$\prod_{i=1}^{\infty}{1+(\frac{k}{i})^3}$ for integer k

Can anyone compute $$\prod_{i=1}^{\infty}{1+(\frac{k}{i})^3}$$ for integer k? Can it be done in closed form, using only elementary functions, without the use of the Gamma function? For k=1, the closed expressions are known to include $\cosh(.)$ and $\pi$.

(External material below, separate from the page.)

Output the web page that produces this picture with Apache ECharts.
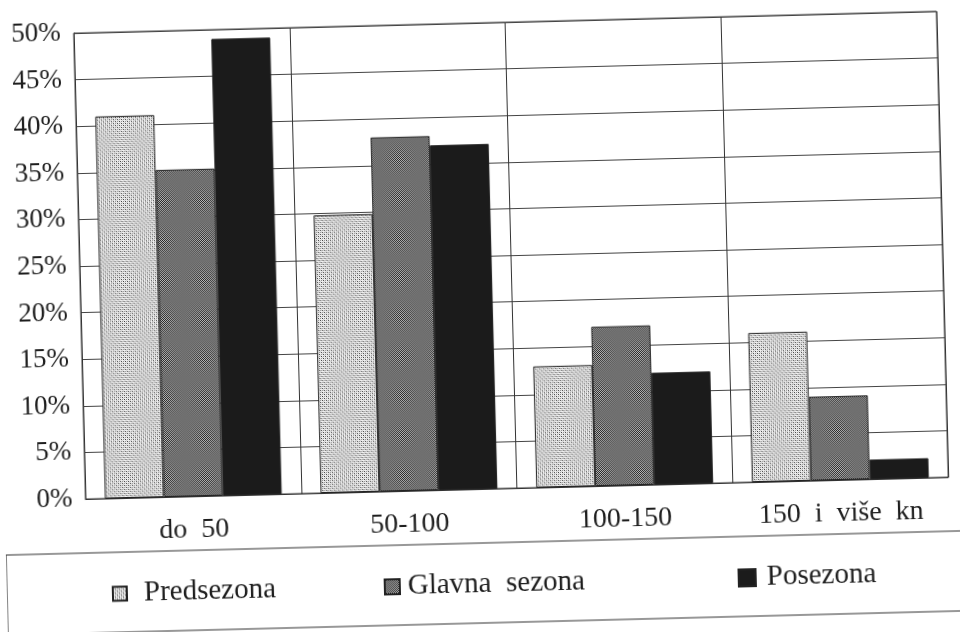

I hope to use this one day to find a closed expression of $\zeta(3)$. If we could compute $$\prod_{i=1}^{\infty}{1+(\frac{z}{i})^3}$$ for complex z, it follows that $\zeta(3)$ is the coefficient for $z^3$ in its expansion.

Solution 1:

Here is a closed form for the product

$$ {\frac {1}{{z}^{2}\Gamma \left( z+1 \right) \Gamma \left( -\frac{z}{2}-\frac{iz\sqrt {3}}{2} \right) \Gamma \left( -\frac{z}{2}+\frac{iz\sqrt {3}}{2} \right)}},\quad i=\sqrt{-1},$$

where $\Gamma(z)$ is the gamma function.

Solution 2:

Just as an addendum to Robert Israel's comment. The Taylor expansion of the formula given in Mhenni Benghorbal's answer is $$1+\zeta (3) z^3 + \left(\frac{\zeta (3)^2}{2}-\frac{\pi ^6}{1890}\right)z^6+(\frac{1}{6} \left(\zeta (3)^3+2 \zeta (9)\right)-\frac{\pi ^6 \zeta (3)}{1890})z^9 +O\left(z^{12}\right)$$ which I find quite nice.